Tuesday, November 29, 2005

The "A" Curve: University High School and the NCAA

Do you remember those days in high school when you wished that you didn't have to deal with the whole school scene? When you wished that you didn't have to get up early every morning so that you wouldn't be late for homeroom? When you wished that you didn't have to deal with nightly homework, quizzes, midterms, exams, lab projects, teachers, class participation, other students . . . everything?

For most of us, those dreams were never realized. After-all, we wanted to go to college, so we knew that we had to work hard, at least most of the time.

But as the New York Times reports, such a place exists where all of those dreams come true, every day of the year, for every student, and you can still even go to college. It may sound like the Field of Dreams, but it is actually University High School. And instead of being in Iowa, it is in Miami. And instead of being in a cornfield (or even a stand-alone building), University High School consists of two small rooms on the third floor of an office building, with three desks, and three employees.

Life seems pretty good at University High School, as no classes are held and exams are open-book and untimed. Students also receive packets of assignments that contain the answers in the back. Not surprisingly, students tend to do very well at University High School. Even better, high school diplomas can be earned in just four to six weeks, provided you can shell out $399 (and that's a flat rate for the diploma -- no matter how many courses you take).

Granted, University High School isn't accredited. And granted, its founder served 10 months in federal prison for mail fraud in connection with a mail-order college diploma scheme. And granted, its current owner is wanted on a bench warrant. But setting aside such minutiae for a moment, consider why many college football fans should be very grateful for University High: it has proven to be a refuge for premiere high school football players who cannot otherwise do well academically. And what do you know, NCAA rules treat academics at schools like University High as equivalent to those at schools like Phillips Andover, St. John's Prep, or St. Andrew's, and thus colleges can provide athletic scholarships based on the GPAs earned at University High.

This works well for those premiere athletes: they take each course that they had failed at other high school schools, and then--remarkably--they tend to do much better at University High in those same topics. For instance, Lorenzo Ferguson, a second-year defensive back at Auburn, left one high school in Miami for University High, and after one month had somehow raised his GPA from 2.0 (at his old school) to 2.6 (including his old and new schools -- he must have racked up some As!). Ferguson isn't alone. The New York Times identifies 14 recent graduates of University High who signed with 11 Division I football programs, including Auburn, Florida, Florida State, South Florida, Tennessee and Temple.

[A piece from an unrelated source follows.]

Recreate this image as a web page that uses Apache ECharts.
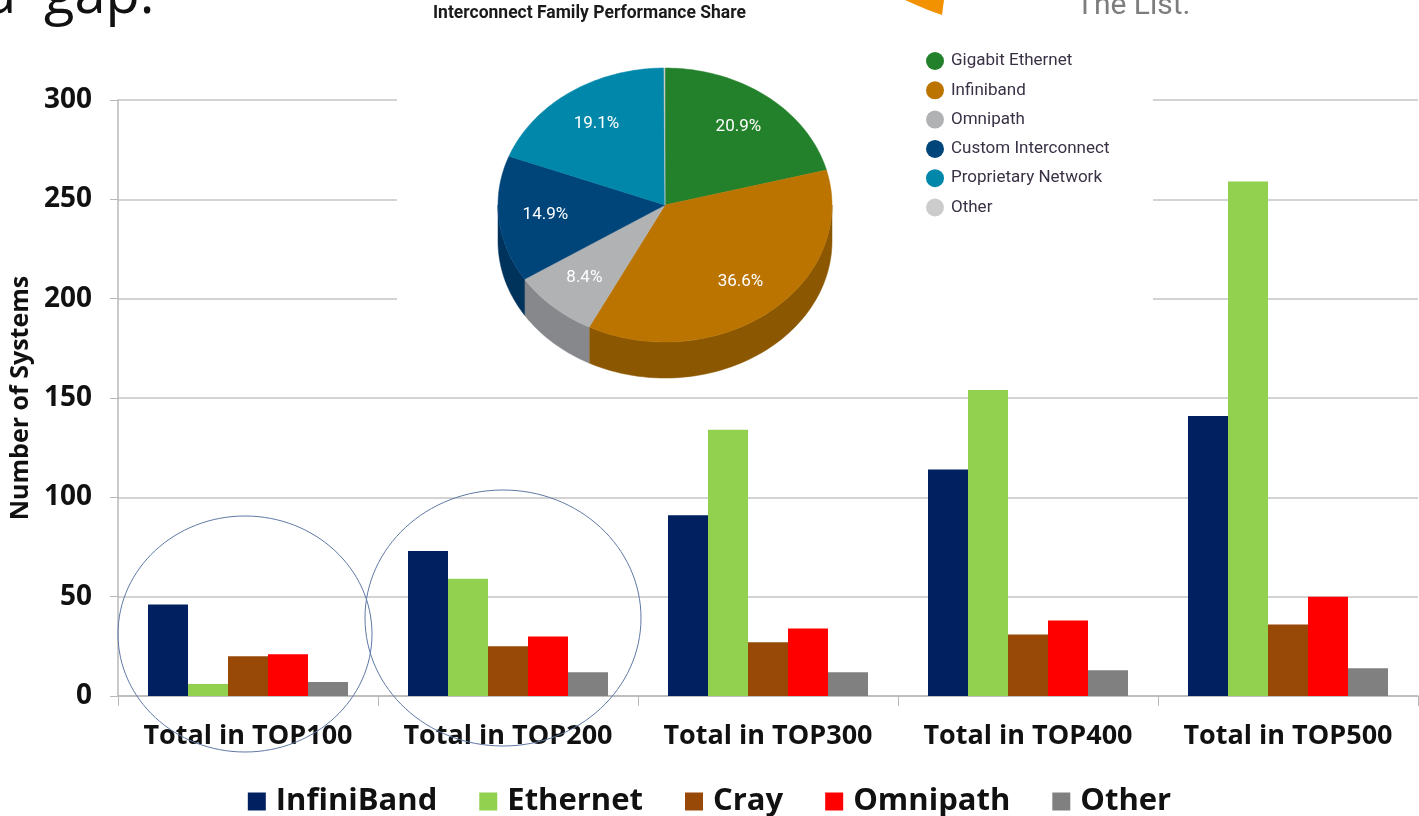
<!DOCTYPE html>
<html>
<head>
<meta charset="utf-8">
<title>Interconnects in TOP500</title>
<script src="https://cdn.jsdelivr.net/npm/echarts@6/dist/echarts.min.js"></script>
<style>
  html, body { margin: 0; padding: 0; background: #fff; }
  #main { width: 1419px; height: 816px; }
</style>
</head>
<body>
<div id="main"></div>
<script>
// bar chart data (number of systems)
var categories = ['Total in TOP100', 'Total in TOP200', 'Total in TOP300', 'Total in TOP400', 'Total in TOP500'];
var barNames = ['InfiniBand', 'Ethernet', 'Cray', 'Omnipath', 'Other'];
var infiniband = [46, 73, 91, 114, 141];
var ethernet = [6, 59, 134, 154, 259];
var cray = [20, 25, 27, 31, 36];
var omnipath = [21, 30, 34, 38, 50];
var other = [7, 12, 12, 13, 14];
var barColors = ['#002060', '#92d050', '#984807', '#ff0000', '#808080'];

// inset pie: interconnect family performance share (%)
var pieNames = ['Gigabit Ethernet', 'Infiniband', 'Omnipath', 'Custom Interconnect', 'Proprietary Network', 'Other'];
var pieShares = [20.9, 36.6, 8.4, 14.9, 19.1, 0.1];
var pieColors = ['#23802b', '#bb7400', '#b1b2b4', '#00457a', '#0087aa', '#cccccc'];
var pieSides = ['#1a6020', '#8b5700', '#87888b', '#00335c', '#006680', '#a0a0a0'];

var chart = echarts.init(document.getElementById('main'));

var pieTotal = pieShares.reduce(function (a, b) { return a + b; }, 0);
var DEPTH = 0.263; // thickness of the pie, in y units of the inset grid

function sliceRender(i) {
    return function (params, api) {
        var before = 0;
        for (var k = 0; k < i; k++) before += pieShares[k];
        var a0 = before / pieTotal * Math.PI * 2;
        var a1 = (before + pieShares[i]) / pieTotal * Math.PI * 2;
        var pt = function (a, r, dy) {
            return api.coord([r * Math.sin(a), r * Math.cos(a) - (dy || 0)]);
        };
        var n = 60, children = [];

        // visible side (lower half of the ellipse)
        var s0 = Math.max(a0, Math.PI / 2), s1 = Math.min(a1, Math.PI * 1.5);
        if (s1 > s0) {
            var side = [];
            for (var j = 0; j <= n; j++) side.push(pt(s0 + (s1 - s0) * j / n, 1));
            for (var j2 = n; j2 >= 0; j2--) side.push(pt(s0 + (s1 - s0) * j2 / n, 1, DEPTH));
            children.push({
                type: 'polygon', shape: {points: side},
                style: {fill: pieSides[i], stroke: pieSides[i], lineWidth: 0.5}
            });
        }

        var top = [pt(0, 0)];
        for (var m = 0; m <= n; m++) top.push(pt(a0 + (a1 - a0) * m / n, 1));
        children.push({
            type: 'polygon', shape: {points: top},
            style: {fill: pieColors[i], stroke: pieColors[i], lineWidth: 0.5}
        });

        if (pieShares[i] >= 1) {
            var lp = pt((a0 + a1) / 2, 0.72);
            children.push({
                type: 'text', x: lp[0], y: lp[1],
                style: {
                    text: pieShares[i].toFixed(1) + '%', fill: '#fff',
                    font: '17px Roboto', align: 'center', verticalAlign: 'middle'
                }
            });
        }
        return {type: 'group', children: children};
    };
}

var barSeries = [infiniband, ethernet, cray, omnipath, other].map(function (vals, i) {
    return {
        name: barNames[i],
        type: 'bar',
        xAxisIndex: 0,
        yAxisIndex: 0,
        data: vals,
        barWidth: 40,
        barGap: '0%',
        itemStyle: {color: barColors[i]}
    };
});

var pieSeries = pieNames.map(function (name, i) {
    return {
        name: name,
        type: 'custom',
        xAxisIndex: 1,
        yAxisIndex: 1,
        clip: false,
        silent: true,
        itemStyle: {color: pieColors[i]},
        renderItem: sliceRender(i),
        data: [[0, 0]]
    };
});

var option = {
    animation: false,
    backgroundColor: '#fff',
    textStyle: {fontFamily: 'Open Sans'},
    grid: [
        {left: 118, right: 1, top: 100, bottom: 120},
        {left: 498, top: 68, width: 334, height: 274}
    ],
    legend: [
        {
            data: barNames,
            left: 'center',
            top: 781,
            icon: 'rect',
            itemWidth: 18,
            itemHeight: 18,
            itemGap: 42,
            textStyle: {fontSize: 31, fontWeight: 'bold', color: '#111', fontFamily: 'Open Sans', padding: [0, 0, 0, 5]}
        },
        {
            // same names as some bars, so the icon colours are given here
            data: pieNames.map(function (nm, i) {
                return {name: nm, itemStyle: {color: pieColors[i]}};
            }),
            orient: 'vertical',
            left: 921,
            top: 47,
            icon: 'circle',
            itemWidth: 18,
            itemHeight: 18,
            itemGap: 11.3,
            textStyle: {fontSize: 17, color: '#3a3145', fontFamily: 'Roboto', padding: [0, 0, 0, 2]}
        }
    ],
    xAxis: [
        {
            type: 'category',
            gridIndex: 0,
            data: categories,
            axisLine: {lineStyle: {color: '#b8b8b8', width: 1.5}},
            axisTick: {show: true, length: 10, lineStyle: {color: '#b8b8b8'}},
            axisLabel: {interval: 0, fontSize: 27, fontWeight: 'bold', color: '#111', margin: 27}
        },
        {type: 'value', gridIndex: 1, min: -1, max: 1, show: false}
    ],
    yAxis: [
        {
            type: 'value',
            gridIndex: 0,
            min: 0,
            max: 300,
            interval: 50,
            name: 'Number of Systems',
            nameLocation: 'middle',
            nameGap: 80,
            nameTextStyle: {fontSize: 25, fontWeight: 'bold', color: '#111'},
            axisLine: {show: true, lineStyle: {color: '#b8b8b8', width: 1.5}},
            axisTick: {show: true, length: 8, lineStyle: {color: '#b8b8b8'}},
            axisLabel: {fontSize: 28, fontWeight: 'bold', color: '#111', margin: 26},
            splitLine: {lineStyle: {color: '#c4c4c4', width: 1.5}}
        },
        {type: 'value', gridIndex: 1, min: -1, max: 1, show: false}
    ],
    graphic: [
        // white box of the pasted pie picture
        {type: 'rect', z: 1, shape: {x: 397, y: 0, width: 756, height: 372}, style: {fill: '#fff'}},
        {
            type: 'text', z: 1, x: 433, y: 14,
            style: {text: 'Interconnect Family Performance Share', font: 'bold 17.5px Roboto', fill: '#1a1a1a', verticalAlign: 'middle'}
        },
        {
            type: 'polygon', z: 1,
            shape: {points: [[905, 0], [944, 0], [942, 15], [928, 10], [914, 4]]},
            style: {fill: '#f39200'}
        },
        {
            type: 'text', z: 1, x: 1076, y: 6,
            style: {text: 'The List.', font: '30px Roboto', fill: '#7d7d7d', verticalAlign: 'middle'}
        },
        // slide text cut off at the top
        {
            type: 'text', z: 1, x: -15, y: -3,
            style: {text: 'a', font: '56px Open Sans', fill: '#111', verticalAlign: 'middle'}
        },
        {
            type: 'text', z: 1, x: 44, y: -3,
            style: {text: 'gap.', font: '56px Open Sans', fill: '#111', verticalAlign: 'middle'}
        },
        // hand drawn circles
        {type: 'ellipse', z: 100, shape: {cx: 245, cy: 634, rx: 127, ry: 118}, style: {fill: 'none', stroke: '#5f79a6', lineWidth: 1}},
        {type: 'ellipse', z: 100, shape: {cx: 503, cy: 618, rx: 138, ry: 128}, style: {fill: 'none', stroke: '#5f79a6', lineWidth: 1}}
    ],
    series: barSeries.concat(pieSeries)
};

chart.setOption(option);
</script>
</body>
</html>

As you can read in the excellent piece by Pete Thamel and Duff Wilson, a number of University High alumns are now complaining that they are unable to do well in college, since they didn't learn too much in high school, thus implying that perhaps the NCAA should reconsider its policies. The NCAA claims to have taken the matter under advisement.

"If you build it, he will come." I think we can safely report: he has come, he has passed, and he is now making a lot of money for some college athletic program somewhere.